There proved to be no reason to panic, as the 7:30 P.M. scheduled departure time never developed. We finally began to crawl out of the bus station parking lot, into the chaotic streets of Kathmandu at 8:30 P.M..
The ride from Kathmandu to the Nepali/Indian border took 10 hours – we arrived at 6:30 A.M., Thursday, March 1st, Day 242 of our adventure. When we bought our bus ticket to the border we were told that on the Nepali side of the border rests the town of Sonauli and that the first town on the Indian side would be Nautanwa. Actually, this is not true. The town on the Nepali side is officially known as Bhairawa and Sonauli, officially, is an Indian city.
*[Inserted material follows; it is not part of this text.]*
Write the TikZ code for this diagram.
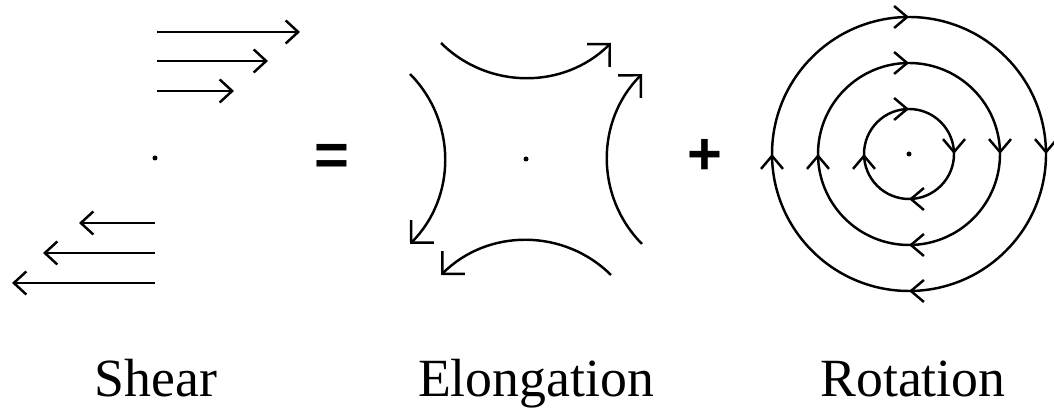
\documentclass[tikz,border=0pt]{standalone}
\usepackage{fontspec}
\usepackage{tikz}
\usetikzlibrary{arrows.meta,decorations.markings,calc}
\newfontfamily\lblfont{Liberation Serif}
\newfontfamily\oprfont{Liberation Sans}
\tikzset{
  ln/.style={line width=1.4pt},
  shr/.style={ln,-{Straight Barb[length=2.5mm,width=4.6mm]}},
  elf/.style={ln,-{Straight Barb[length=3.2mm,width=6.4mm]}},
  elb/.style={ln,{Straight Barb[length=3.2mm,width=6.4mm]}-},
  rot/.style={ln,postaction={decorate},decoration={markings,
    mark=at position 0.125 with {\arrow{Straight Barb[length=2.6mm,width=4.4mm,line width=1.4pt]}},
    mark=at position 0.375 with {\arrow{Straight Barb[length=2.6mm,width=4.4mm,line width=1.4pt]}},
    mark=at position 0.625 with {\arrow{Straight Barb[length=2.6mm,width=4.4mm,line width=1.4pt]}},
    mark=at position 0.875 with {\arrow{Straight Barb[length=2.6mm,width=4.4mm,line width=1.4pt]}}}},
  lbl/.style={anchor=base,inner sep=0pt,font=\lblfont\fontsize{30.6}{36}\selectfont},
  opr/.style={inner sep=0pt,font=\oprfont\bfseries\fontsize{34}{40}\selectfont}
}

\begin{document}
\begin{tikzpicture}
\useasboundingbox (0,0) rectangle (21.08,8.24);
\coordinate (sh) at (3.1,5.08); \coordinate (el) at (10.52,5.06); \coordinate (ro) at (18.18,5.16);
% shear
\fill (sh) circle (0.05);
\draw[shr] (3.14,7.6) -- (6.0,7.6); \draw[shr] (3.14,7.02) -- (5.36,7.02); \draw[shr] (3.14,6.42) -- (4.68,6.42);
\draw[shr] (3.1,3.78) -- (1.58,3.78); \draw[shr] (3.1,3.18) -- (0.86,3.18); \draw[shr] (3.1,2.58) -- (0.24,2.58);
% elongation
\fill (el) circle (0.05);
\foreach \a/\s in {90/elf,-90/elf,0/elb,180/elb}
  \draw[\s] ($(el)+(\a:4.034)+(\a+135.24:2.414)$) arc[start angle=\a+135.24,end angle=\a+224.76,radius=2.414];
% rotation
\fill (ro) circle (0.05);
\foreach \r in {0.9,1.82,2.74}
  \draw[rot] ($(ro)+(45:\r)$) arc[start angle=45,end angle=-315,radius=\r];
\node[opr] (eq) at (6.64,5.04) {=}; \node[opr] (pl) at (14.1,5.1) {+};
\node[lbl] (shl) at (3.12,0.3) {Shear}; \node[lbl] (ell) at (10.72,0.3) {Elongation}; \node[lbl] (rol) at (18.26,0.3) {Rotation};
\end{tikzpicture}
\end{document}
What’s happened is that Sonauli has grown into a conglomerate of moneychangers, shabby guesthouses, rickshaw stands and a motley crue of scam artists who try to capitalize on the movement of physical and human cargo across the busiest land border crossing between Nepal and India. Everyone just calls the entire mess, which straddles the border, Sonauli – Bhairwa has been swallowed up. There is a town called Nautawa about 5km down the road into India, but it has no bearing on the land border-crossing situation.
To a great extent, what has facilitated the growth of Sonauli is the fact that both Nepali and Indian people can move freely across the land border. At the time we arrived, a huge mass of people, cars, rickshaws, horse drawn wagons and any other contraption or creature that could walk, crawl or roll, were all fighting their respective ways back and forth across the border. It was a mess.
As soon as we got off the bus, touts attacked us -- “Rickshaw!”, “Taxi!”, “Money Change!”, “Guesthouse!”. Once we finally collected our gear we jumped on a rickshaw to escape the “vultures” and crossed the border into India.